A Client had hired a lawyer to represent her in her divorce proceedings. As part of the settlement of her divorce, the Client was to receive title to two house lots in a residential subdivision, which her husband was developing with a business partner. Despite know that the title to the lots was held by the husband and the partner, as trustees of a real estate trust, and that the divorce court had no power over the partner, the lawyer never obtained any agreement from the partner to transfer the lots to the wife. The lawyer also failed to perform a proper title search of the lots, which would have revealed that the partner had transferred the lots out of the trust to himself and granted a $500,000 mortgage on the property.
After the divorce was final, the partner refused to transfer the lots to the Client. She then sought help from the lawyer, whose firm discovered the transfer of title out of the trust for the first time. The lawyer then brought a lawsuit against the partner, and obtained title to the lots for the Client, but still had not discovered the mortgage.
Almost one year later, a relative of the Client informed her of a foreclosure notice he had seen for the property. The Client informed the lawyer, who then filed another lawsuit against the partner alleging fraud. However, they were unable to stop the foreclosure, and the lots were sold at auction, resulting in total loss of the property to the Client.

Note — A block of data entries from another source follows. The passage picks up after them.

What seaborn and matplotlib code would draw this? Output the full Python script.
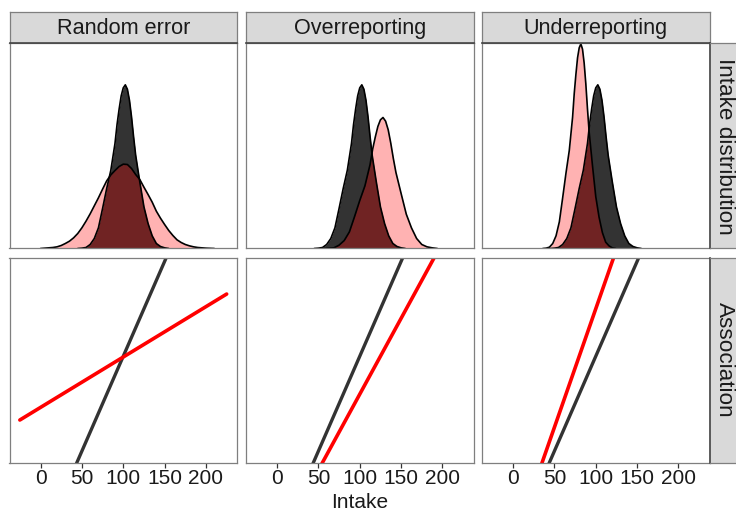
import matplotlib
matplotlib.use("Agg")
import matplotlib.pyplot as plt
import seaborn as sns

# ---------------- data ----------------
panels = ["Random error", "Overreporting", "Underreporting"]
row_labels = ["Intake distribution", "Association"]
x_ticks = [0, 50, 100, 150, 200]
x_label = "Intake"

# true intake distribution (black), relative density heights
true_x = [45, 50, 55, 60, 65, 70, 75, 80, 85, 90, 92.5, 95, 97.5, 100, 102.5, 105,
          107.5, 110, 112.5, 115, 120, 125, 130, 135, 140, 145, 150, 155]
true_h = [0, 1, 3, 12, 30, 62, 120, 180, 235, 315, 372, 418, 458, 482, 491, 478,
          445, 395, 335, 280, 200, 125, 75, 38, 15, 6, 2, 0]

# reported intake, random error (pink)
rand_x = [0, 10, 15, 20, 25, 30, 35, 40, 45, 50, 55, 60, 65, 70, 75, 80, 85, 90, 95,
          100, 105, 110, 115, 120, 125, 130, 135, 140, 145, 150, 155, 160, 165, 170,
          175, 180, 185, 190, 200, 210]
rand_h = [0, 2, 3, 5, 9, 15, 22, 32, 45, 62, 82, 104, 128, 152, 178, 203, 221, 234, 246,
          253, 252, 240, 222, 207, 184, 162, 139, 112, 91, 72, 54, 39, 26, 18,
          12, 8, 5, 3, 1, 0]

# reported intake, overreporting (pink)
over_x = [56.25, 62.5, 68.75, 75, 81.25, 87.5, 93.75, 100, 106.25, 112.5, 115.6, 118.75,
          121.9, 125, 128.1, 131.25, 134.4, 137.5, 140.6, 143.75, 150, 156.25, 162.5,
          168.75, 175, 181.25, 187.5, 193.75]
over_h = [0, 1, 2, 10, 24, 50, 96, 144, 188, 252, 298, 334, 366, 386, 393, 382, 356, 316,
          270, 228, 165, 103, 62, 30, 12, 5, 2, 0]

# reported intake, underreporting (pink)
under_x = [36, 40, 44, 48, 52, 56, 60, 64, 68, 72, 74, 76, 78, 80, 82, 84, 86, 88, 90, 92,
           96, 100, 104, 108, 112, 116, 120, 124]
under_h = [0, 1, 4, 15, 38, 80, 152, 226, 294, 394, 465, 522, 572, 602, 614, 598, 556,
           494, 419, 350, 250, 156, 94, 48, 19, 8, 2, 0]

# association lines (outcome vs intake)
line_x = [-25, 225]
true_line_y = [-25, 225]
rand_line_y = [66.4, 132.8]
over_line_y = [-20, 180]
under_line_y = [-31.25, 281.25]

reported = {
    "Random error": (rand_x, rand_h, rand_line_y),
    "Overreporting": (over_x, over_h, over_line_y),
    "Underreporting": (under_x, under_h, under_line_y),
}

# ---------------- styling ----------------
sns.set_theme(style="white")
plt.rcParams["font.family"] = ["Liberation Sans", "DejaVu Sans"]

W, H = 736, 511
fig = plt.figure(figsize=(W / 100, H / 100), dpi=100)


def rect(l, t, r, b):
    return [l / W, 1 - b / H, (r - l) / W, (b - t) / H]


col_l = [9.5, 246.0, 482.0]
col_w = 227.5
row_tb = [(43.5, 248.5), (258.0, 462.5)]
strip_top = 12.0
border = "#7f7f7f"
strip_bg = "#d9d9d9"
txt_col = "#1a1a1a"
fs = 15
fs_strip = 15.6

for i, name in enumerate(panels):
    l = col_l[i]
    r = l + col_w
    rx, rh, ry = reported[name]

    # density panel
    t, b = row_tb[0]
    ax = fig.add_axes(rect(l, t, r, b))
    ax.fill_between(true_x, true_h, color="black", alpha=0.8, lw=0)
    sns.lineplot(x=true_x, y=true_h, color="black", lw=1.2, ax=ax, estimator=None)
    ax.fill_between(rx, rh, color="red", alpha=0.3, lw=0)
    sns.lineplot(x=rx, y=rh, color="black", lw=1.2, ax=ax, estimator=None)
    ax.set_xlim(-37.5, 237.5)
    ax.set_ylim(0, 615)
    ax.set_xticks([])
    ax.set_yticks([])
    ax.set_xlabel("")
    ax.set_ylabel("")
    for s in ax.spines.values():
        s.set_color(border)
        s.set_linewidth(0.9)
        s.set_zorder(5)

    # association panel
    t, b = row_tb[1]
    ax2 = fig.add_axes(rect(l, t, r, b))
    sns.lineplot(x=line_x, y=true_line_y, color="#333333", lw=2.4, ax=ax2, estimator=None)
    sns.lineplot(x=line_x, y=ry, color="#ff0000", lw=2.6, ax=ax2, estimator=None)
    ax2.set_xlim(-37.5, 237.5)
    ax2.set_ylim(44, 151.8)
    ax2.set_yticks([])
    ax2.set_xticks(x_ticks)
    ax2.set_xticklabels([str(v) for v in x_ticks])
    ax2.tick_params(axis="x", bottom=True, length=3.5, width=0.9, color="#333333",
                    labelsize=fs, labelcolor=txt_col, pad=1.5)
    ax2.set_xlabel("")
    ax2.set_ylabel("")
    for s in ax2.spines.values():
        s.set_color(border)
        s.set_linewidth(0.9)
        s.set_zorder(5)

    # top strip
    sa = fig.add_axes(rect(l, strip_top, r, row_tb[0][0]))
    sa.set_facecolor(strip_bg)
    sa.set_xticks([])
    sa.set_yticks([])
    for s in sa.spines.values():
        s.set_color(border)
        s.set_linewidth(0.9)
    sa.spines["bottom"].set_color("#444444")
    sa.spines["bottom"].set_linewidth(1.2)
    sa.text(0.5, 0.47, name, ha="center", va="center", fontsize=fs_strip, color=txt_col,
            transform=sa.transAxes)

# right strips
for j, lab in enumerate(row_labels):
    t, b = row_tb[j]
    sa = fig.add_axes(rect(709.5, t, 741, b))
    sa.set_facecolor(strip_bg)
    sa.set_xticks([])
    sa.set_yticks([])
    for s in sa.spines.values():
        s.set_color(border)
        s.set_linewidth(0.9)
    sa.spines["left"].set_color("#444444")
    sa.spines["left"].set_linewidth(1.2)
    sa.text(0.47, 0.5, lab, ha="center", va="center", rotation=-90, fontsize=16.2,
            color=txt_col, transform=sa.transAxes)

mid = col_l[1] + col_w / 2
fig.text(mid / W, 1 - 502 / H, x_label, ha="center", va="center", fontsize=fs,
         color=txt_col)

fig.savefig("out.png", dpi=100)
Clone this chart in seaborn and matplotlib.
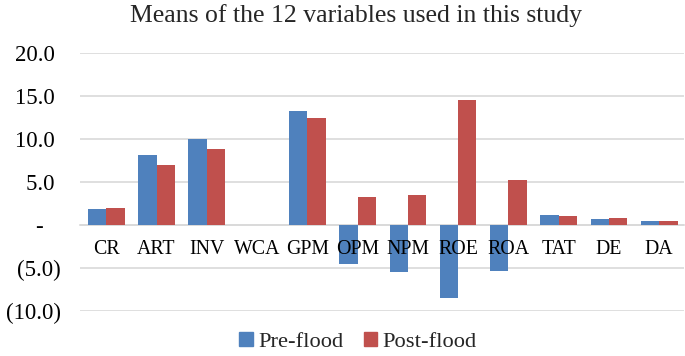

She then hired Boston legal malpractice attorney Keith L. Miller, to bring an action against the lawyer and his firm. The complaint alleged that the lawyer negligently (1) advised the client to accept title to jointly hold property in settlement of the divorce without obtaining any agreement from the partner to transfer the lots to her, (2) failed to discover the transfer or the mortgage prior to the divorce settlement.
The parties agreed to arbitrate the case. After a hearing, the arbitrator found in favor of the Client and awarded her damages in excess of $480,000.